A drag-and-drop action on the document will automatically create a new region (i.e a Anchor or a Exclude, depending on which view you is currently selected), add it to the list and text found within the drawn rectangle will be extracted.
Here’s an example in the case of an Exclude:

You can define if the text content of an exclude region shall be extracted during comparison on the exclude panel. If text extraction is enabled, the content of the region will be extracted and it will be returned as keyword output.

And another in the event of an Anchor creation:

Running a simple web-based test
Once you’ve successfully designed a Mask (i.e selected a list of Anchors and Excludes), you can test out your design using the “Test” box. All you need to do is pick a page or pages to be tested against and the actual document from which these pages originate from. Then click the “Compare” button.

Test results
Successful matches (i.e exact comparisons) will display the message “Document match. No difference found.”

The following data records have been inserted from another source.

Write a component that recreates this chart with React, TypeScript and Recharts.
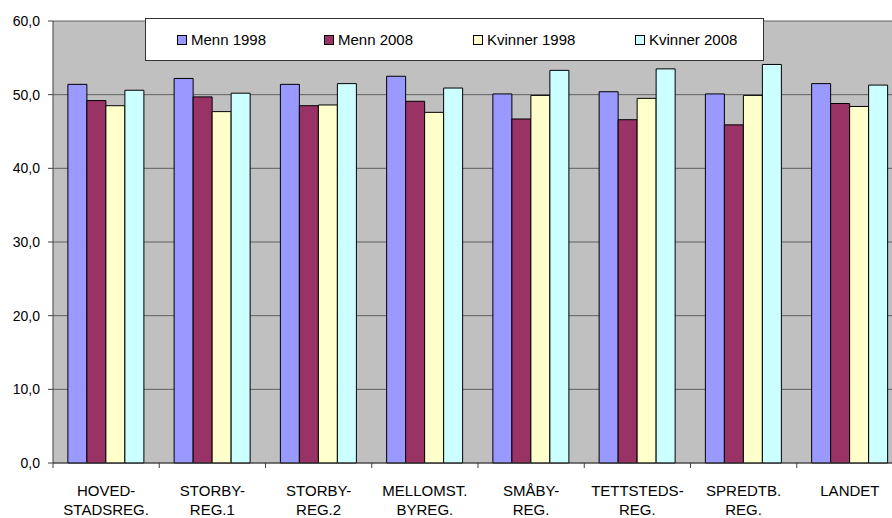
import React from 'react';
import { BarChart, Bar, XAxis, YAxis, CartesianGrid } from 'recharts';

// region labels, two lines split on \n
const regions = [
  'HOVED-\nSTADSREG.',
  'STORBY-\nREG.1',
  'STORBY-\nREG.2',
  'MELLOMST.\nBYREG.',
  'SMÅBY-\nREG.',
  'TETTSTEDS-\nREG.',
  'SPREDTB.\nREG.',
  'LANDET',
];

const menn1998 = [51.4, 52.2, 51.4, 52.5, 50.1, 50.4, 50.1, 51.5];
const menn2008 = [49.2, 49.7, 48.5, 49.1, 46.7, 46.6, 45.9, 48.8];
const kvinner1998 = [48.5, 47.7, 48.6, 47.6, 49.9, 49.5, 49.9, 48.4];
const kvinner2008 = [50.6, 50.2, 51.5, 50.9, 53.3, 53.5, 54.1, 51.3];

const yTicks = [0, 10, 20, 30, 40, 50, 60];

const seriesNames = ['Menn 1998', 'Menn 2008', 'Kvinner 1998', 'Kvinner 2008'];
const seriesKeys = ['m98', 'm08', 'k98', 'k08'];
const seriesColors = ['#9999FF', '#993366', '#FFFFCC', '#CCFFFF'];

const data = regions.map((r, i) => ({
  region: r,
  m98: menn1998[i],
  m08: menn2008[i],
  k98: kvinner1998[i],
  k08: kvinner2008[i],
}));

const FONT = '"Liberation Sans", Arial, sans-serif';

function CategoryTick(props: any) {
  const { x, y, payload } = props;
  const lines = String(payload.value).split('\n');
  const half = 53.125; // half a category band
  return (
    <g>
      <line x1={x - half} y1={y} x2={x - half} y2={y + 5} stroke="#404040" />
      <text textAnchor="middle" fontSize={15} fill="#000" fontFamily={FONT}>
        {lines.map((l, i) => (
          <tspan key={i} x={x} y={y + 33 + i * 19}>
            {l}
          </tspan>
        ))}
      </text>
    </g>
  );
}

const legendLeft = [31, 178, 327, 489];

function ChartLegend() {
  return (
    <div
      style={{
        position: 'absolute',
        left: 145,
        top: 18,
        width: 617,
        height: 41,
        background: '#fff',
        border: '1px solid #333',
        fontFamily: FONT,
        fontSize: 15,
      }}
    >
      {seriesNames.map((name, i) => (
        <div
          key={name}
          style={{
            position: 'absolute',
            left: legendLeft[i],
            top: 12,
            display: 'flex',
            alignItems: 'center',
            whiteSpace: 'nowrap',
          }}
        >
          <span
            style={{
              display: 'inline-block',
              width: 8,
              height: 8,
              background: seriesColors[i],
              border: '1px solid #000',
              marginRight: 4,
            }}
          />
          <span>{name}</span>
        </div>
      ))}
    </div>
  );
}

export default function App() {
  return (
    <div
      style={{
        position: 'absolute',
        left: 0,
        top: 0,
        width: 892,
        height: 518,
        overflow: 'hidden',
        background: '#fff',
        fontFamily: FONT,
      }}
    >
      <BarChart
        width={910}
        height={518}
        data={data}
        margin={{ top: 21, right: 7, left: 0, bottom: 5 }}
        barCategoryGap="14%"
        barGap={0}
      >
        <CartesianGrid vertical={false} stroke="#606060" fill="#C0C0C0" />
        <XAxis
          dataKey="region"
          tick={<CategoryTick />}
          tickLine={false}
          tickSize={0}
          tickMargin={0}
          height={50}
          interval={0}
          axisLine={{ stroke: '#404040' }}
        />
        <YAxis
          width={53}
          domain={[0, 60]}
          ticks={yTicks}
          tickFormatter={(v: number) => v.toFixed(1).replace('.', ',')}
          tick={{ fontSize: 14, fill: '#000', fontFamily: FONT }}
          tickSize={5}
          tickMargin={8}
          tickLine={{ stroke: '#404040' }}
          axisLine={{ stroke: '#404040' }}
        />
        {seriesKeys.map((k, i) => (
          <Bar
            key={k}
            dataKey={k}
            name={seriesNames[i]}
            fill={seriesColors[i]}
            stroke="#000"
            strokeWidth={1}
            isAnimationActive={false}
          />
        ))}
      </BarChart>
      <ChartLegend />
    </div>
  );
}
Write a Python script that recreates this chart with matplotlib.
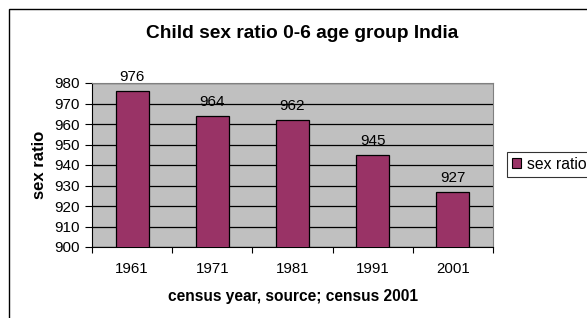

While failed comparisons will display a diff screenshot pattern, providing you with diagnosis information in case the result of the test differs from what you assumed it would be

Automatic headless execution
Mask list
The PDF comparison keyword can take a list of masks as inputs. As previously mentioned, as of right now, keywords themselves contain the masks to be applied during comparison.
This means that the mask list is a series of keywords containing the masks to apply. For instance, assuming I’ve designed two masks inside two keywords named “Mask1” and “Mask2”, I can pass these masks as an input of the PDF_compare in a plan.
It will be a comma-separated list:
In addition, the page order option can be passed via the box “unsortedPageTolerance”.
Extracted text
If you’ve checked the extraction text box in either an Anchor or an Exclude region’s definition, the corresponding content will be exposed in the PDF_compare output with the name of the region as a key and the extracted text as a value:
Advanced scenarios summary
The following diagram taken out of the attached slides summarizes the most advanced comparison use cases:

Plugin installation
Assuming you’re running a properly licensed installation of step Enterprise Edition, there’s no need to install the plugin itself, as it comes prepackaged as part of the distribution.
We currently recommend installing ghost script version 9.22 on your controller and agents. GS is available here for download.
Environment properties
Two properties need to be defined within step’s configuration file called step.properties and located in the conf folder of the controller:
plugins.pdftest.gsexe=/path/to/ghost/script
plugins.pdftest.scenariodir=/path/to/pdf/folder
In order to scale executions on agents, GS will also have to be installed on each agent host, and the same properties will have to be set within the corresponding AgentConf.json files, under their respective “conf/” folders.
"properties":{
"plugins.pdftest.gsexe" : "/path/to/ghost/script",
"plugins.pdftest.scenariodir" : "/path/to/pdf/folder"
}
Special keyword “PDF Compare”
A special pre-created keyword is available starting with version 3.8.0 of step. In the event that the keyword is not present, you can create a new one using the keyword type PDF Test.
The keyword PDF Compare is a generic (i.e reusable) keyword in the sense that PDF Files can be passed dynamically as expected and actual document inputs. In addition, the list of masks to be applied during comparison is also a dynamic input. This means that the same keyword can be used for all PDF comparisons in your projects.